Hancock and Premier Stelmach’s agreement in 2007 to make sure teachers’ salaries reflected increases in this average was dealt a blow when, during the economic recession, the Index – using the new formula – was calling for increases of 4.53, 5.99, and 2.92 per cent in 2008, 2009 and 2010, respectively.

Because the provincial government had already budgeted for the increase in 2009 to be 4.82 per cent by using the old formula, government had to scramble to cover the additional 1.17 per cent increase. Furthermore, while an arbitrator was called in to assess how best to administer the Alberta Average Weekly Earnings Index and still hold up the intention of the initial agreement, Hancock was unable to budget for the 2.92 per cent increase for 2010.

“There were factors that were keeping the minister from honouring his commitment on time,” said Kathy Telfer, spokesperson for the Ministry of Education. “But we had a much better fiscal year, with higher oil revenues and energy revenues than we anticipated, so the minister was true to his word. It was just a matter of time.”

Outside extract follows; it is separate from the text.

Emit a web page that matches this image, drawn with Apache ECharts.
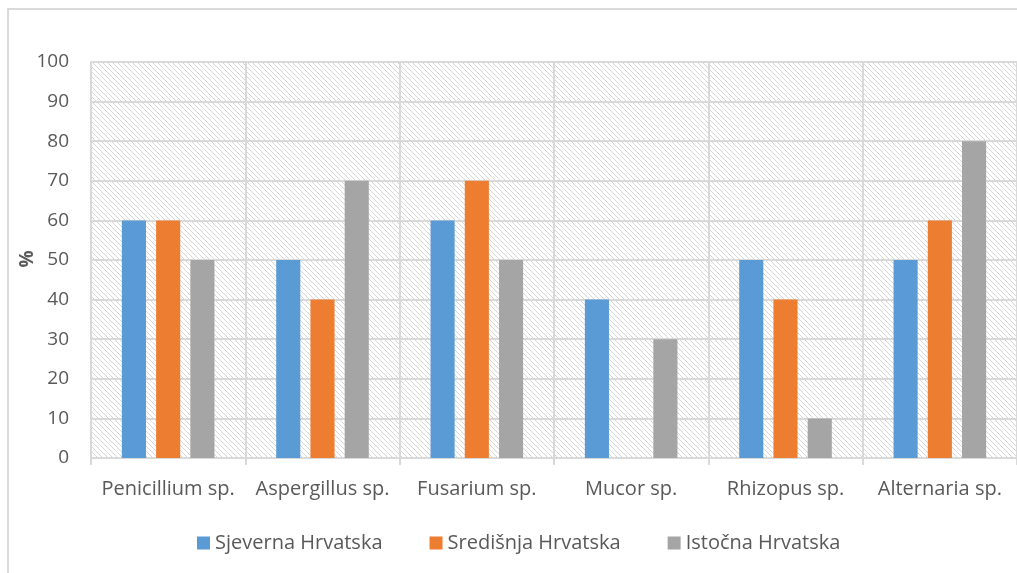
<!DOCTYPE html>
<html lang="hr">
<head>
  <meta charset="UTF-8">
  <title>Gljive po regijama</title>
  <script src="https://cdn.jsdelivr.net/npm/echarts@6/dist/echarts.min.js"></script>
  <style>
    body { margin: 0; background: #fff; }
    #main { width: 1017px; height: 573px; }
  </style>
</head>
<body>
  <div id="main"></div>
<script>
  // podaci
  var categories = ['Penicillium sp.', 'Aspergillus sp.', 'Fusarium sp.', 'Mucor sp.', 'Rhizopus sp.', 'Alternaria sp.'];
  var sjeverna = [60, 50, 60, 40, 50, 50];
  var sredisnja = [60, 40, 70, 0, 40, 60];
  var istocna = [50, 70, 50, 30, 10, 80];
  var seriesNames = ['Sjeverna Hrvatska', 'Središnja Hrvatska', 'Istočna Hrvatska'];
  var yName = '%';

  // diagonal hatch for the plot background
  var cv = document.createElement('canvas');
  cv.width = 5; cv.height = 5;
  var ctx = cv.getContext('2d');
  ctx.fillStyle = '#fff';
  ctx.fillRect(0, 0, 5, 5);
  ctx.fillStyle = '#d6d6d6';
  for (var i = 0; i < 5; i++) {
    ctx.fillRect(i, i, 1, 1);
  }

  var myChart = echarts.init(document.getElementById('main'));
  var font = "'Open Sans', sans-serif";
  var labelColor = '#595959';
  var lineColor = '#d9d9d9';

  var option = {
    animation: false,
    textStyle: { fontFamily: font },
    graphic: [{
      type: 'rect',
      shape: { x: 8, y: 9, width: 1030, height: 580 },
      style: { fill: 'none', stroke: lineColor, lineWidth: 2 },
      silent: true
    }, {
      // y axis title
      type: 'text',
      x: 28, y: 259,
      rotation: Math.PI / 2,
      style: {
        text: yName, fill: labelColor, fontSize: 19, fontWeight: 'bold',
        fontFamily: font, align: 'center', verticalAlign: 'middle'
      },
      silent: true
    }],
    grid: {
      show: true,
      left: 91, top: 62, width: 927, height: 396,
      backgroundColor: { image: cv, repeat: 'repeat' },
      borderColor: lineColor,
      borderWidth: 1.5
    },
    legend: {
      left: 192, top: 528,
      itemWidth: 13, itemHeight: 13,
      itemGap: 47,
      icon: 'rect',
      textStyle: { fontSize: 20, color: labelColor, fontFamily: font },
      data: seriesNames
    },
    xAxis: {
      type: 'category',
      data: categories,
      axisLine: { lineStyle: { color: lineColor, width: 2 } },
      axisTick: { show: true, length: 7, lineStyle: { color: lineColor, width: 2 } },
      splitLine: { show: true, interval: 0, lineStyle: { color: lineColor, width: 2 } },
      axisLabel: { interval: 0, margin: 21, fontSize: 20, color: labelColor }
    },
    yAxis: {
      type: 'value',
      min: 0, max: 100, interval: 10,
      axisLine: { show: false },
      axisTick: { show: false },
      splitLine: { lineStyle: { color: lineColor, width: 2 } },
      axisLabel: { margin: 22, fontSize: 19, color: labelColor }
    },
    series: [
      { name: seriesNames[0], type: 'bar', data: sjeverna, itemStyle: { color: '#5b9bd5' }, barGap: '42%', barCategoryGap: '40%' },
      { name: seriesNames[1], type: 'bar', data: sredisnja, itemStyle: { color: '#ed7d31' } },
      { name: seriesNames[2], type: 'bar', data: istocna, itemStyle: { color: '#a5a5a5' } }
    ]
  };
  myChart.setOption(option);
</script>
</body>
</html>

Until the money came in, Hancock was urging school boards to still complete and pass their budgets by June, but not resort to cutting teaching positions. Instead, he suggested officials reach into their boards’ savings to pay for the salary increases and trust him to deliver eventually, even if that meant running deficits. However, Lane said the CBE was not prepared to compromise financial security for the minister’s promise.

“It’s a slippery slope that comes with running deficits,” said Lane. “You allow one to go through, and soon it’s very hard to dig yourself out.”

The CBE was forced to run a $10 million deficit in the initial budget passed in June, which was part of what Lane called a “blended approach” to Hancock’s red flag.

“We used all of our reserves set aside for this year, we ran the deficit and we had to reduce the number of teaching positions, so it wasn’t pretty, but it was the best we could do.

“When the minister said, ‘Dip into your reserves’, he failed to realize that some boards have larger reserves than others. We were one of the others. It’s usually recommended that we keep about 10 days worth of spending in our reserves.

“Our budget is slightly over $1 billion, and we operate a little over 200 days out of the year. You may think $20 million is a lot of money. Unfortunately, for us, it’s really not.”

Now that jobs once thought lost have been saved, school boards are not out of the woods yet. Lane said the CBE will still be forced to hire fewer teachers this year, and while class sizes in the lower grades will remain smaller, class sizes in the upper grades will have to be made larger.

And although the education system has just emerged from a challenging few months, parents have also felt the sting of what many have called an unnecessary and painful experience.

“I am very angry that we were put through all this stress for something that will not happen,” said Katrina Palsky, a parent of a severe needs child, who commented on Hancock’s blog in response to the letter sent out with his good news.

“In the climate of funding in June, the school could not commit to the staff person that had worked with our daughter last year because of seniority and very few support positions available. I resent that my daughter’s education was disrupted for the province’s inability to announce proper funding on time.

“So, yeah! The money is there. But shame on the government for waiting to tell us.”